Unfortunately at 22:44 it flared up again. Again, the issues started happening more frequently, and lasting longer each time, until they became very noticeable for our users at around 00:30 UTC. At 00:55 UTC we decided to move the server to different hardware again -- there's no official way to force a move to new hardware on AWS; stopping and starting an instance usually does it, but there's a small chance you'd end up on the same physical host again, so a second attempt seemed worth-while. If nothing else, it would hopefully at least clear things up for another 12 hours or so and buy us time to work out what was really going wrong.

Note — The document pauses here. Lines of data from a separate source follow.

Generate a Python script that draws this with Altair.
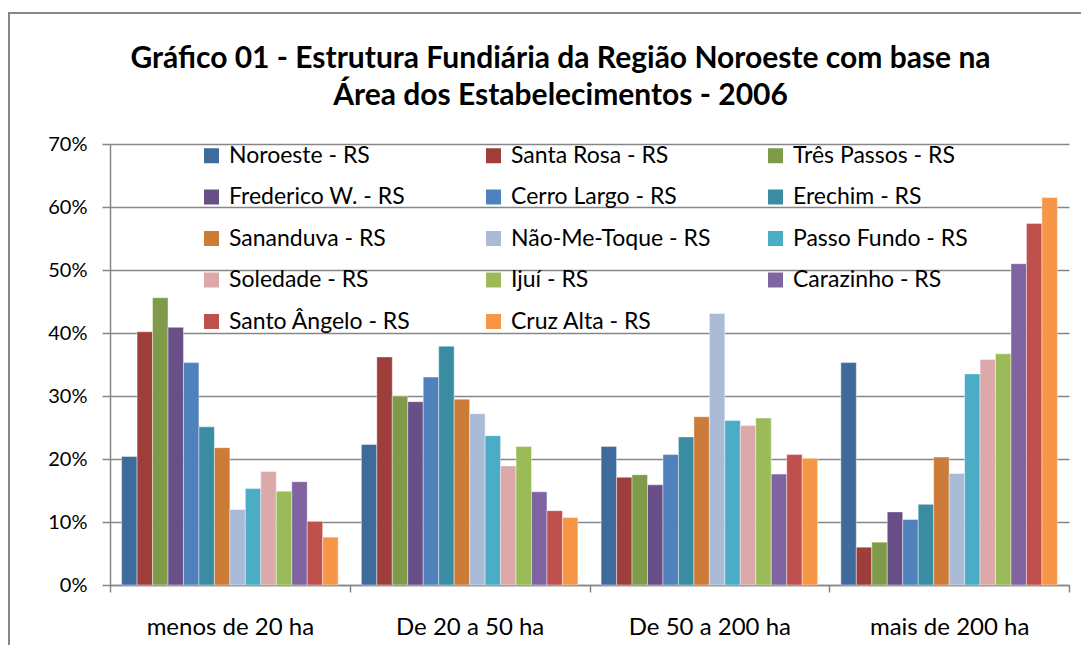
import altair as alt
import pandas as pd

categories = ["menos de 20 ha", "De 20 a 50 ha", "De 50 a  200 ha", "mais de 200 ha"]
series = [
    "Noroeste - RS", "Santa Rosa - RS", "Três Passos - RS",
    "Frederico W. - RS", "Cerro Largo - RS", "Erechim - RS",
    "Sananduva - RS", "Não-Me-Toque - RS", "Passo Fundo - RS",
    "Soledade - RS", "Ijuí - RS", "Carazinho - RS",
    "Santo Ângelo - RS", "Cruz Alta - RS",
]
colors = [
    "#3F6A9C", "#9E3E3B", "#7F9A48", "#684F86", "#4F81BD", "#3A8CA2",
    "#CC7B38", "#AABBD8", "#4BACC6", "#DBA9A9", "#9BBB59", "#8064A2",
    "#C0504D", "#F79646",
]

menos_20 = [0.204, 0.402, 0.456, 0.409, 0.353, 0.251, 0.218, 0.120, 0.153, 0.180, 0.149, 0.164, 0.101, 0.076]
de_20_50 = [0.223, 0.362, 0.300, 0.291, 0.330, 0.379, 0.295, 0.272, 0.237, 0.189, 0.220, 0.148, 0.118, 0.107]
de_50_200 = [0.220, 0.171, 0.175, 0.159, 0.207, 0.235, 0.267, 0.431, 0.261, 0.253, 0.265, 0.176, 0.207, 0.201]
mais_200 = [0.353, 0.060, 0.068, 0.116, 0.104, 0.128, 0.203, 0.177, 0.335, 0.358, 0.367, 0.510, 0.574, 0.615]

rows = []
for cat, vals in zip(categories, [menos_20, de_20_50, de_50_200, mais_200]):
    for s, v in zip(series, vals):
        rows.append({"category": cat, "series": s, "value": v})
df = pd.DataFrame(rows)

FONT = "Lato"
GRAY = "#868686"

bars = alt.Chart(df).mark_bar(stroke="white", strokeWidth=0.6, strokeOpacity=0.7).encode(
    x=alt.X(
        "category:N", sort=categories, title=None,
        scale=alt.Scale(paddingInner=0, paddingOuter=0),
        axis=alt.Axis(
            labelAngle=0, labelFontSize=24, labelFont=FONT, labelColor="#000000",
            tickBand="extent", tickSize=7, tickColor=GRAY, tickWidth=1.5,
            domainColor=GRAY, domainWidth=1.5, labelPadding=23, grid=False,
        ),
    ),
    xOffset=alt.XOffset(
        "series:N", sort=series,
        scale=alt.Scale(paddingInner=0, paddingOuter=0.75),
    ),
    y=alt.Y(
        "value:Q", title=None,
        scale=alt.Scale(domain=[0, 0.7], nice=False),
        axis=alt.Axis(
            values=[0, 0.1, 0.2, 0.3, 0.4, 0.5, 0.6, 0.7], format=".0%",
            labelFontSize=20, labelFont=FONT, labelColor="#000000",
            tickSize=8, tickColor=GRAY, tickWidth=1.5, labelPadding=15,
            domainColor=GRAY, domainWidth=1.5,
            grid=True, gridColor=GRAY, gridWidth=1.5,
        ),
    ),
    color=alt.Color(
        "series:N", sort=series,
        scale=alt.Scale(domain=series, range=colors),
        legend=alt.Legend(
            title=None, orient="none", legendX=90, legendY=0,
            columns=3, direction="horizontal", gridAlign="all",
            columnPadding=53, rowPadding=17.5, padding=0,
            symbolType="square", symbolSize=225, symbolStrokeWidth=0,
            labelFontSize=23, labelFont=FONT, labelColor="#000000",
            labelOffset=6, labelLimit=400,
        ),
    ),
)

border = alt.Chart(alt.Data(values=[{"a": 1}])).mark_rect(
    fillOpacity=0, stroke=GRAY, strokeWidth=2
).encode(
    x=alt.value(-101), y=alt.value(-131), x2=alt.value(1100), y2=alt.value(700)
)

chart = alt.layer(border, bars).properties(
    width=959,
    height=441,
    autosize=alt.AutoSizeParams(type="none"),
    padding={"left": 102, "top": 136, "right": 12, "bottom": 60},
    title=alt.TitleParams(
        text=["Gráfico 01 - Estrutura Fundiária da Região Noroeste com base na",
              "Área dos Estabelecimentos - 2006"],
        font=FONT, fontSize=30, fontWeight="bold", color="#000000",
        anchor="middle", dx=-29, dy=99, offset=0, lineHeight=37,
    ),
).configure_view(strokeWidth=0)

chart.save("out.html", embed_options={"renderer": "svg", "actions": False})
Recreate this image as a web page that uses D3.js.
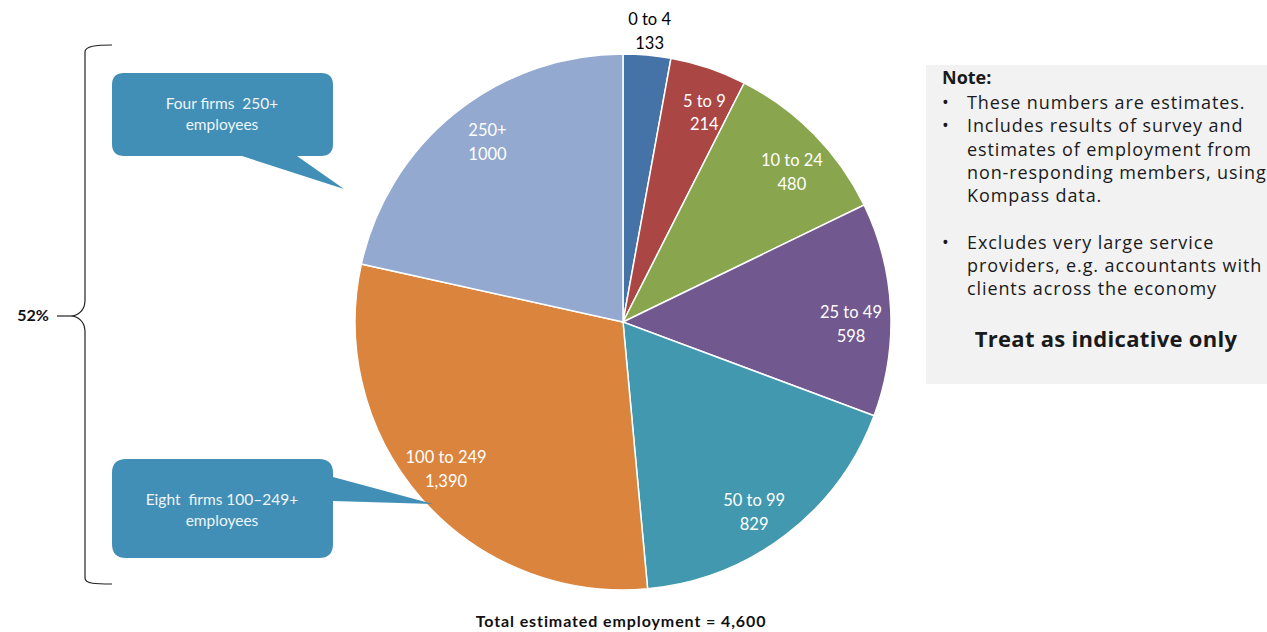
<!DOCTYPE html>
<meta charset="utf-8">
<style>
body { margin: 0; background: #fff; }
.lbl { font-family: Lato, "Open Sans", sans-serif; font-size: 16.5px; }
.note { font-family: "Open Sans", "DejaVu Sans", sans-serif; font-size: 18px; letter-spacing: 0.9px; fill: #1a1a1a; }
</style>
<body>
<div id="chart"></div>
<script src="https://d3js.org/d3.v7.min.js"></script>
<script>
// size bands and employment
var bands = ["0 to 4", "5 to 9", "10 to 24", "25 to 49", "50 to 99", "100 to 249", "250+"];
var employment = [133, 214, 480, 598, 829, 1390, 1000];
var valueText = ["133", "214", "480", "598", "829", "1,390", "1000"];
var colors = ["#4572a7", "#aa4643", "#89a54e", "#71588f", "#4198af", "#db843d", "#93a9cf"];

var noteLines = [
  {b: true, t: "These numbers are estimates."},
  {b: true, t: "Includes results of survey and"},
  {b: false, t: "estimates of employment from"},
  {b: false, t: "non-responding members, using"},
  {b: false, t: "Kompass data."},
  {b: false, t: ""},
  {b: true, t: "Excludes very large service"},
  {b: false, t: "providers, e.g. accountants with"},
  {b: false, t: "clients across the economy"}
];

var width = 1267, height = 632;
var cx = 623, cy = 322, r = 268;

var svg = d3.select("#chart").append("svg")
  .attr("width", width)
  .attr("height", height);

var data = bands.map(function(b, i) {
  return {band: b, value: employment[i], text: valueText[i], color: colors[i]};
});

var pie = d3.pie().sort(null).value(function(d) { return d.value; });
var arc = d3.arc().innerRadius(0).outerRadius(r);
var labelArc = d3.arc().innerRadius(228).outerRadius(228);
var outerArc = d3.arc().innerRadius(296).outerRadius(296);
var nudge = 0.04; // labels sit a little clockwise of the slice middle

var g = svg.append("g").attr("transform", "translate(" + cx + "," + cy + ")");
var arcs = pie(data);

g.selectAll("path.slice")
  .data(arcs)
  .enter().append("path")
  .attr("class", "slice")
  .attr("d", arc)
  .attr("fill", function(d) { return d.data.color; })
  .attr("stroke", "#fff")
  .attr("stroke-width", 1.5);

var lab = g.selectAll("text.lbl")
  .data(arcs)
  .enter().append("text")
  .attr("class", "lbl")
  .attr("text-anchor", "middle")
  .attr("fill", function(d, i) { return i === 0 ? "#000" : "#fff"; })
  .attr("transform", function(d, i) {
    var c = i === 0 ? outerArc.centroid(d)
      : labelArc.centroid({startAngle: d.startAngle + nudge, endAngle: d.endAngle + nudge});
    return "translate(" + c[0] + "," + c[1] + ")";
  });
lab.append("tspan").attr("x", 0).attr("dy", "-0.15em").text(function(d) { return d.data.band; });
lab.append("tspan").attr("x", 0).attr("dy", "1.45em").text(function(d) { return d.data.text; });

// bottom caption
svg.append("text")
  .attr("x", 621).attr("y", 627)
  .attr("text-anchor", "middle")
  .attr("font-family", "Lato, sans-serif")
  .attr("font-weight", "bold")
  .attr("font-size", "16px")
  .attr("letter-spacing", "0.9px")
  .attr("fill", "#111")
  .text("Total estimated employment = 4,600");

// brace on the left
svg.append("path")
  .attr("d", "M112,45 C96,45 85,46 85,52 L85,300 C85,310 80,314 73,316 C80,318 85,322 85,332 L85,578 C85,584 96,584 112,584")
  .attr("fill", "none")
  .attr("stroke", "#222")
  .attr("stroke-width", 1.2);
svg.append("line")
  .attr("x1", 57).attr("x2", 74).attr("y1", 316).attr("y2", 316)
  .attr("stroke", "#222").attr("stroke-width", 1.2);
svg.append("text")
  .attr("x", 33).attr("y", 321)
  .attr("text-anchor", "middle")
  .attr("font-family", "Lato, sans-serif")
  .attr("font-weight", "bold")
  .attr("font-size", "16px")
  .attr("fill", "#111")
  .text("52%");

// callouts
var calloutFill = "#418fb6";
svg.append("path")
  .attr("d", "M124,73 L321,73 Q333,73 333,85 L333,144 Q333,156 321,156 L297,156 L344,189 L242,156 L124,156 Q112,156 112,144 L112,85 Q112,73 124,73 Z")
  .attr("fill", calloutFill);
svg.append("path")
  .attr("d", "M126,459 L319,459 Q333,459 333,473 L333,477 L433,504 L333,501 L333,544 Q333,558 319,558 L126,558 Q112,558 112,544 L112,473 Q112,459 126,459 Z")
  .attr("fill", calloutFill);

var callTxt = [
  {x: 222, y: 109, lines: ["Four firms  250+", "employees"]},
  {x: 222, y: 505, lines: ["Eight  firms 100\u2013249+", "employees"]}
];
callTxt.forEach(function(c) {
  var t = svg.append("text")
    .attr("x", c.x).attr("y", c.y)
    .attr("text-anchor", "middle")
    .attr("font-family", "Lato, sans-serif")
    .attr("font-size", "15.5px")
    .style("white-space", "pre")
    .attr("fill", "#eef4f8");
  c.lines.forEach(function(l, i) {
    t.append("tspan").attr("x", c.x).attr("dy", i === 0 ? 0 : 21).text(l);
  });
});

// note box
svg.append("rect")
  .attr("x", 926).attr("y", 65)
  .attr("width", 341).attr("height", 319)
  .attr("fill", "#f2f2f2");
svg.append("text")
  .attr("class", "note")
  .attr("x", 942).attr("y", 84)
  .style("font-weight", "bold")
  .style("letter-spacing", "0px")
  .text("Note:");
noteLines.forEach(function(l, i) {
  var y = 109 + i * 23.3;
  if (l.b) {
    svg.append("text").attr("class", "note").attr("x", 942).attr("y", y).text("\u2022");
  }
  svg.append("text").attr("class", "note").attr("x", 967).attr("y", y).text(l.t);
});
svg.append("text")
  .attr("class", "note")
  .attr("x", 1106).attr("y", 347)
  .attr("text-anchor", "middle")
  .style("font-weight", "bold")
  .style("font-size", "22px")
  .style("letter-spacing", "0.3px")
  .text("Treat as indicative only");
</script>
</body>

This time, things didn't go according to plan. The file server failed to come up on the new hardware, and trying to move again did not help. We decided that we were going to need to provision a completely fresh file server, and move the disks across. While we have processes in place for replacing file servers as part of a normal system update, and for moving them to new hardware without changing (for example) their IP address, replacing one under these circumstances is not a procedure we've done before. Luckily, it went as well as could be expected under the circumstances. At 01:23 UTC we'd worked out what to do and started the new file server. By 01:50 we'd started the migration, and by 02:20 UTC everything was moved over. There were a few remaining glitches, but these were cleared up by 02:45 UTC.
We did not expect the fix we'd put in to be a permanent solution -- though we did have a faint hope that perhaps the problem had been caused by some configuration issue on file-2, which might have been remediated by our having provisioned a new server rather than simply moving the old one. This was never a particularly strong hope, however, and when the problems started again at 12:16 UTC we weren't entirely surprised.
We had generated two new hypotheses about the possible cause of these issues by now:
The problem with both of these hypotheses was that only one of our file servers was affected. All file servers had the same number of workers, and all had been upgraded to 16.04.
Still, it was worth a try, we thought. We decided to try changing the number of daemon processes first, as it we believed it would cause minimal downtime; however, we started up a new file server on 14.04 so that it would be ready just in case.
At 14:41 UTC we reduced the number of workers down to eight. We were happy to see that this was picked up across the cluster without any need to reboot anything, so there was no downtime.
Unfortunately, at 15:04, we saw another problem. We decided to spend more time investigating a few ideas that had occurred to us before taking the system down again. At 19:00 we tried increasing the number of NFS processes to 128, but that didn't help. At 19:23 we decided to go ahead with switching over to the 14.04 server we'd prepared earlier. We kicked off some backup snapshots of the user data, just in case there were problems, and at 19:38 we started the migration over.
This completed at 19:46, but required a restart of all of the execution servers in order to pick up the new file server. We started this process immediately, and web servers came back online at 19:48, consoles at 19:50, and scheduled tasks at 19:55.
By 20:00 we were satisfied that everything looked good, and so we went back to monitoring.
Since the update on Saturday, there were no monitoring glitches at all on Sunday, but we did see one potential problem on Monday at 12:03. However this blip was only noticed from one of our web servers (previous issues affected at least three at a time, and sometimes as many as nine), and the problem has not been followed by any subsequent outages in the 4 hours since, which is somewhat reassuring.
We're continuing to monitor closely, and are brainstorming hypotheses to explain what might have happened (or, perhaps still be happening). Of particular interest is the fact that this issue only affected one of our file servers, despite all of them having been upgraded. One possibility we're considering is that the correlation in timing with the upgrade is simply a red herring -- that instead there's some kind of access pattern, some particular pattern of reads/writes to the storage, which only started at around midday on Thursday after the system update. We're planning possible ways to investigate that should the problem occur again.
Either way, whether the problem is solved now or not, we clearly have much more investigation to do. We'll post again when we have more information.